The fourth-year pro was coming off a breakout season in which he ran for 1,467 yards and caught 45 passes for 468 yards. Without him, the Chiefs struggled to run the ball with any effectiveness, the aging legs of Thomas Jones and special teams standout Jackie Battle unable to pick up the slack.
Kansas City wound up in the middle of the pack in rushing, but with only five TDs on the ground.
Moeaki caught 47 passes for 556 yards during his rookie season, giving the Chiefs a viable threat off the line of scrimmage. The three tight ends who took his place — Leonard Pope, Anthony Becht and Jake O’Connell — combined for 34 catches and 325 yards this season.
The defense was clearly the bright spot, keeping Kansas City in the playoff race until an overtime loss to Oakland in its penultimate game. But it will clearly improve with the return of Berry, who started every game as a rookie and had 72 tackles, a pair of sacks and four interceptions — one of which he returned for a touchdown — on his way to the Pro Bowl.
“We’ve been through a lot, so whatever happens, thinking positively, we’ll make strides to be even better,” linebacker Derrick Johnson said. “Getting Eric Berry back — I can’t wait for him to get back. We’re a young team, so defensively we’ll be even better next year.”
There are holes to fill on both sides of the ball, particularly along the offensive and defensive lines. A few stalwarts like center Casey Wiegmann and defensive tackle Kelly Gregg appear to be ambling toward retirement, while ineffective play at other positions should open up opportunity.

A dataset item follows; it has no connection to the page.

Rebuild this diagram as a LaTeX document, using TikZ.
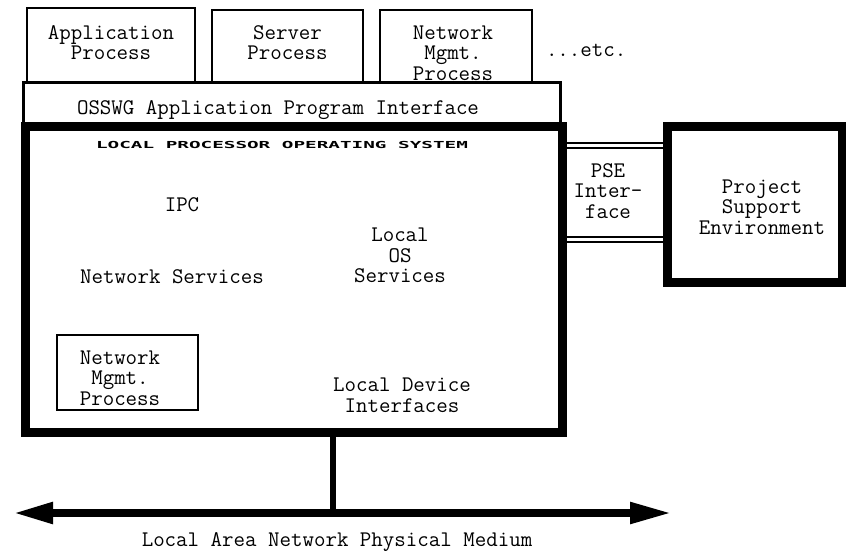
\documentclass[tikz,border=0pt]{standalone}
\usepackage{fontspec}
\newfontfamily\heavymono{DejaVu Sans Mono}
\usetikzlibrary{arrows.meta}
\begin{document}
\begin{tikzpicture}[x=1pt,y=-1pt,
  every node/.style={inner sep=0pt, outer sep=0pt},
  txt/.style={font=\ttfamily\fontsize{22.3}{20.5}\selectfont, align=center},
  heading/.style={font=\heavymono\bfseries\fontsize{19.3}{20}\selectfont},
  thinbox/.style={draw, line width=2.5pt, fill=white},
  apiband/.style={draw, line width=3pt, fill=white},
  heavybox/.style={draw, line width=9pt},
  pseline/.style={double, double distance=3pt, line width=2pt},
  bus/.style={line width=6pt},
  lan/.style={line width=8pt, {Triangle[length=40pt,width=20pt]}-{Triangle[length=42pt,width=20pt]}}
]
\useasboundingbox (0,0) rectangle (846,550);

% application-level processes
\node[thinbox, minimum width=168pt, minimum height=74pt] (app) at (111,45) {};
\node[thinbox, minimum width=151pt, minimum height=72pt] (srv) at (287.5,46) {};
\node[thinbox, minimum width=152pt, minimum height=72pt] (nmp) at (456,46) {};
\node[txt] (appT) at (111,42.5) {Application\\Process};
\node[txt] (srvT) at (287.5,42.5) {Server\\Process};
\node[txt] (nmpT) at (453,53) {Network\\Mgmt.\\Process};
\node[txt, anchor=west] (etc) at (546,50) {...etc.};

% API layer
\node[apiband, minimum width=537pt, minimum height=44pt] (api) at (291.5,104) {};
\node[txt] (apiT) at (278,110) {OSSWG Application Program Interface};

% PSE interface (double rules top and bottom)
\node[minimum width=105pt, minimum height=94pt] (pse) at (614.5,192) {};
\draw[pseline] (pse.north west) -- (pse.north east);
\draw[pseline] (pse.south west) -- (pse.south east);
\node[txt] (pseT) at (608,191) {PSE\\Inter-\\face};

% local processor operating system
\node[heavybox, minimum width=537pt, minimum height=306pt] (los) at (293.5,279) {};
\node[heading] (losT) at (282,145)
  {\scalebox{1}[0.5]{LOCAL PROCESSOR OPERATING SYSTEM}};
\node[txt] (ipc) at (182,205) {IPC};
\node[txt] (locos) at (400,255.5) {Local\\OS\\Services};
\node[txt] (netsvc) at (172,277) {Network Services};
\node[txt] (ldev) at (402,395) {Local Device\\Interfaces};

\node[thinbox, minimum width=141pt, minimum height=75pt] (nmi) at (127.5,372.5) {};
\node[txt] (nmiT) at (120,378) {Network\\Mgmt.\\Process};

% project support environment
\node[heavybox, minimum width=175pt, minimum height=156pt] (pjse) at (754.5,204) {};
\node[txt] (pjseT) at (762,207) {Project\\Support\\Environment};

% LAN medium and the tap to it
\coordinate (lanL) at (13,513);
\coordinate (lanR) at (672,513);
\coordinate (tap) at (333,513);
\draw[bus] (los.south -| tap) -- (tap);
\draw[lan] (lanL) -- (lanR);
\node[txt] (lanT) at (337,542) {Local Area Network Physical Medium};
\end{tikzpicture}
\end{document}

But the return of players lost to injury could be enough by itself to make the Chiefs the AFC West favorites next season, at least, assuming they’re able to perform at the same elite level. “I’m not one for predictions, but the way we played to finish out the season, especially this last game, even though we’re not going to the playoffs, everyone played hard,” Moeaki said. “That’s a good sign of character, and that’s something we can build off of.”